# Start of Raw data
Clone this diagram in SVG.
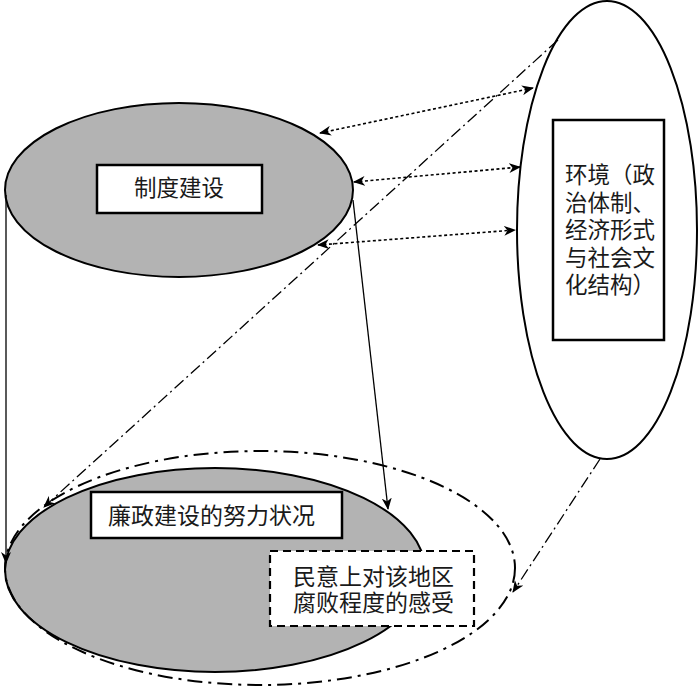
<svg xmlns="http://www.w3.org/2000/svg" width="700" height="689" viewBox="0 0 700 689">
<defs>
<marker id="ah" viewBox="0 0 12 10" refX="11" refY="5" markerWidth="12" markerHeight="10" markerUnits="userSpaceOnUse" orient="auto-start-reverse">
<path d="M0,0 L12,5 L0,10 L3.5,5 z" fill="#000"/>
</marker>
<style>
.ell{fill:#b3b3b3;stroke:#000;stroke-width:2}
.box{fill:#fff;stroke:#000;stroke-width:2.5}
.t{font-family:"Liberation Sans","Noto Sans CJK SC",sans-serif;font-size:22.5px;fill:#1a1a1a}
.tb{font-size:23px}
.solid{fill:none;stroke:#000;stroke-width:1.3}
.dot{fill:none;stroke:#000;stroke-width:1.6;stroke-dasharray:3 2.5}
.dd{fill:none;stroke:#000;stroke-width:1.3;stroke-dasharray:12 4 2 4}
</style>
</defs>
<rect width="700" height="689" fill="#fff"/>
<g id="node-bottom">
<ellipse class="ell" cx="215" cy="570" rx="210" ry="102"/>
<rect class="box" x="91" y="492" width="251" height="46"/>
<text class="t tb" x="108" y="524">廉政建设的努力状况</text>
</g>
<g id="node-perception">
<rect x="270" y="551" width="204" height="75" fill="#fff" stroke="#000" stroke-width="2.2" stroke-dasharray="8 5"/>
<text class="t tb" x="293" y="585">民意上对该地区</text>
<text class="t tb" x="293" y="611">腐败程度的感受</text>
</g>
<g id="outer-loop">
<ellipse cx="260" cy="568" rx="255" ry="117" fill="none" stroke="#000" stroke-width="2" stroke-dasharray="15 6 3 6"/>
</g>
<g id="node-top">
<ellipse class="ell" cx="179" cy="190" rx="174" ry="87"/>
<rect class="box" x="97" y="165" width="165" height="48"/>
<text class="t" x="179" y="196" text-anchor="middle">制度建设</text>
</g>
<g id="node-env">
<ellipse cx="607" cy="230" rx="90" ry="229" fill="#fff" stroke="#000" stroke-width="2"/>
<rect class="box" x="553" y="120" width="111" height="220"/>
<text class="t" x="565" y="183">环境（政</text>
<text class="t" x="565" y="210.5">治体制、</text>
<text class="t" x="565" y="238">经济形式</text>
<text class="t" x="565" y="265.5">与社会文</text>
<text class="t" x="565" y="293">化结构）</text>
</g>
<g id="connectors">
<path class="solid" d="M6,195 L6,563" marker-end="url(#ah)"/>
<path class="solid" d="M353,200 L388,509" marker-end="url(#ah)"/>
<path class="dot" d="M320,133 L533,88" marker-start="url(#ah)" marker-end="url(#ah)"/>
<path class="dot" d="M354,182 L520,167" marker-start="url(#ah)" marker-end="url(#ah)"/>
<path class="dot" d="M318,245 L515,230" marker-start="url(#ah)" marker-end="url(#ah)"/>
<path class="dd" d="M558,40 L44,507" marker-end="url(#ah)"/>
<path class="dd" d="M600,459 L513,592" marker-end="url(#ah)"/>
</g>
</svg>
# End of Raw data
> Instructions for the task: Transcribe the listing in full. Omit the pictures and keep every line exact.

> Result of this task:
Clone this diagram in SVG.
<svg xmlns="http://www.w3.org/2000/svg" width="700" height="689" viewBox="0 0 700 689">
<defs>
<marker id="ah" viewBox="0 0 12 10" refX="11" refY="5" markerWidth="12" markerHeight="10" markerUnits="userSpaceOnUse" orient="auto-start-reverse">
<path d="M0,0 L12,5 L0,10 L3.5,5 z" fill="#000"/>
</marker>
<style>
.ell{fill:#b3b3b3;stroke:#000;stroke-width:2}
.box{fill:#fff;stroke:#000;stroke-width:2.5}
.t{font-family:"Liberation Sans","Noto Sans CJK SC",sans-serif;font-size:22.5px;fill:#1a1a1a}
.tb{font-size:23px}
.solid{fill:none;stroke:#000;stroke-width:1.3}
.dot{fill:none;stroke:#000;stroke-width:1.6;stroke-dasharray:3 2.5}
.dd{fill:none;stroke:#000;stroke-width:1.3;stroke-dasharray:12 4 2 4}
</style>
</defs>
<rect width="700" height="689" fill="#fff"/>
<g id="node-bottom">
<ellipse class="ell" cx="215" cy="570" rx="210" ry="102"/>
<rect class="box" x="91" y="492" width="251" height="46"/>
<text class="t tb" x="108" y="524">廉政建设的努力状况</text>
</g>
<g id="node-perception">
<rect x="270" y="551" width="204" height="75" fill="#fff" stroke="#000" stroke-width="2.2" stroke-dasharray="8 5"/>
<text class="t tb" x="293" y="585">民意上对该地区</text>
<text class="t tb" x="293" y="611">腐败程度的感受</text>
</g>
<g id="outer-loop">
<ellipse cx="260" cy="568" rx="255" ry="117" fill="none" stroke="#000" stroke-width="2" stroke-dasharray="15 6 3 6"/>
</g>
<g id="node-top">
<ellipse class="ell" cx="179" cy="190" rx="174" ry="87"/>
<rect class="box" x="97" y="165" width="165" height="48"/>
<text class="t" x="179" y="196" text-anchor="middle">制度建设</text>
</g>
<g id="node-env">
<ellipse cx="607" cy="230" rx="90" ry="229" fill="#fff" stroke="#000" stroke-width="2"/>
<rect class="box" x="553" y="120" width="111" height="220"/>
<text class="t" x="565" y="183">环境（政</text>
<text class="t" x="565" y="210.5">治体制、</text>
<text class="t" x="565" y="238">经济形式</text>
<text class="t" x="565" y="265.5">与社会文</text>
<text class="t" x="565" y="293">化结构）</text>
</g>
<g id="connectors">
<path class="solid" d="M6,195 L6,563" marker-end="url(#ah)"/>
<path class="solid" d="M353,200 L388,509" marker-end="url(#ah)"/>
<path class="dot" d="M320,133 L533,88" marker-start="url(#ah)" marker-end="url(#ah)"/>
<path class="dot" d="M354,182 L520,167" marker-start="url(#ah)" marker-end="url(#ah)"/>
<path class="dot" d="M318,245 L515,230" marker-start="url(#ah)" marker-end="url(#ah)"/>
<path class="dd" d="M558,40 L44,507" marker-end="url(#ah)"/>
<path class="dd" d="M600,459 L513,592" marker-end="url(#ah)"/>
</g>
</svg>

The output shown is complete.